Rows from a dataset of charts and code

###

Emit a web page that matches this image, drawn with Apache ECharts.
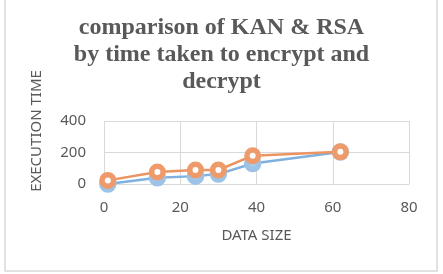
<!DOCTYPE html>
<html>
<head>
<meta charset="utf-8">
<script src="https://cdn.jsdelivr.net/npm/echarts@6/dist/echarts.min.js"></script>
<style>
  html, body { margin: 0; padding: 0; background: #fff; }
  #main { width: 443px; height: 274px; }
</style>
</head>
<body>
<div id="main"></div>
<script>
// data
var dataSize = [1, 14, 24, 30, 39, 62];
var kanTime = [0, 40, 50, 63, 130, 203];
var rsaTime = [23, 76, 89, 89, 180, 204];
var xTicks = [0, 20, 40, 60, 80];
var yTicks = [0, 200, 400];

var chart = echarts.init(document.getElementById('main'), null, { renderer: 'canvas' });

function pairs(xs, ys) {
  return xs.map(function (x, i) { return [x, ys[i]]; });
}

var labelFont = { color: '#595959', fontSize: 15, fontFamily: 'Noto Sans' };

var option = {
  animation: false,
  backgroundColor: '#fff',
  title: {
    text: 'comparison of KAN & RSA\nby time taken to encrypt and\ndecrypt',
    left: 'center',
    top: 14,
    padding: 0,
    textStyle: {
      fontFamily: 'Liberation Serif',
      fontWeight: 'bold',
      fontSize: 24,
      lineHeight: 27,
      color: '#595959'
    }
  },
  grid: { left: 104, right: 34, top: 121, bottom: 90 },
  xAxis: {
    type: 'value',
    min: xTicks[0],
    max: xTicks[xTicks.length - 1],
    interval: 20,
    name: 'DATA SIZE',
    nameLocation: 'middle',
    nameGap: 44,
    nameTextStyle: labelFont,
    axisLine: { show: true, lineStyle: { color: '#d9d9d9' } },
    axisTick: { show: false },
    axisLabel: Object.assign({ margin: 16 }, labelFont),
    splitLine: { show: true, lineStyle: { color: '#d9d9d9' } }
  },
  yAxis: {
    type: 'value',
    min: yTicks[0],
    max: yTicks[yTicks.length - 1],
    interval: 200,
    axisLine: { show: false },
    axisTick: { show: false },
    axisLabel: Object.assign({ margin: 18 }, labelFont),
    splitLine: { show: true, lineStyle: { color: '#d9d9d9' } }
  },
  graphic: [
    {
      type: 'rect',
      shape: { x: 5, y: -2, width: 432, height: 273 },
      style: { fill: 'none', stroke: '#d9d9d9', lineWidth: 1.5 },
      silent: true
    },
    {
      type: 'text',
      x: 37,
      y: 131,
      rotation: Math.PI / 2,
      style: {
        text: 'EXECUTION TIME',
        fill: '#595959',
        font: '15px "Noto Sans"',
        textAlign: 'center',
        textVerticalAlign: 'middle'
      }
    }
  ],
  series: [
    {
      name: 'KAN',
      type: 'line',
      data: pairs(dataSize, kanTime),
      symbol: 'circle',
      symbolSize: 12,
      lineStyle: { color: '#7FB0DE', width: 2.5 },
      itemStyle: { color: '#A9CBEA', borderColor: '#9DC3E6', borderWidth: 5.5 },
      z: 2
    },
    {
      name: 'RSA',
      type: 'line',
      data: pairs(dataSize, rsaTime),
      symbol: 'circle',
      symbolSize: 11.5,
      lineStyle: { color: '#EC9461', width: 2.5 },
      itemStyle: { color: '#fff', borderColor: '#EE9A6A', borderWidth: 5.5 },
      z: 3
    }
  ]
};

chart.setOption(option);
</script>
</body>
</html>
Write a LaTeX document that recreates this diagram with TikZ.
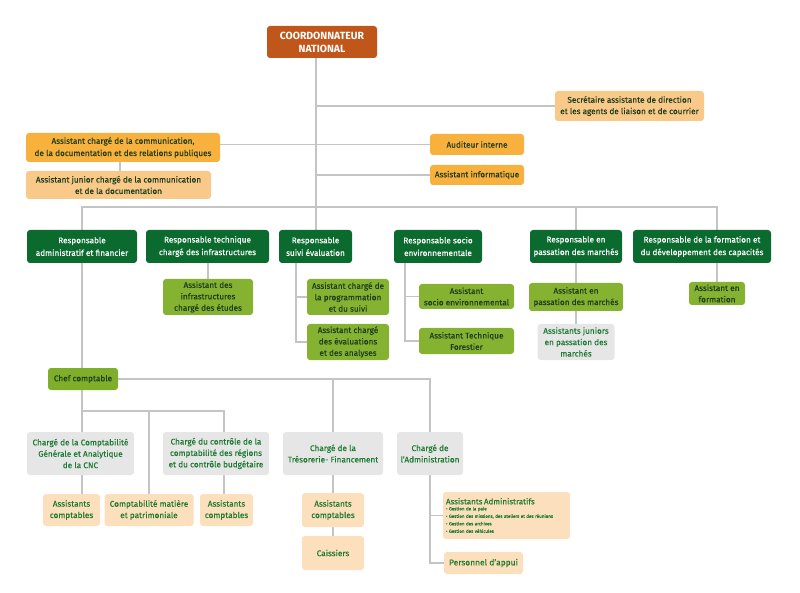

###

WHAT TO WORK ON: Copy in full each line that holds the word "this".

REPLY:
Emit a web page that matches this image, drawn with Apache ECharts.
Write a LaTeX document that recreates this diagram with TikZ.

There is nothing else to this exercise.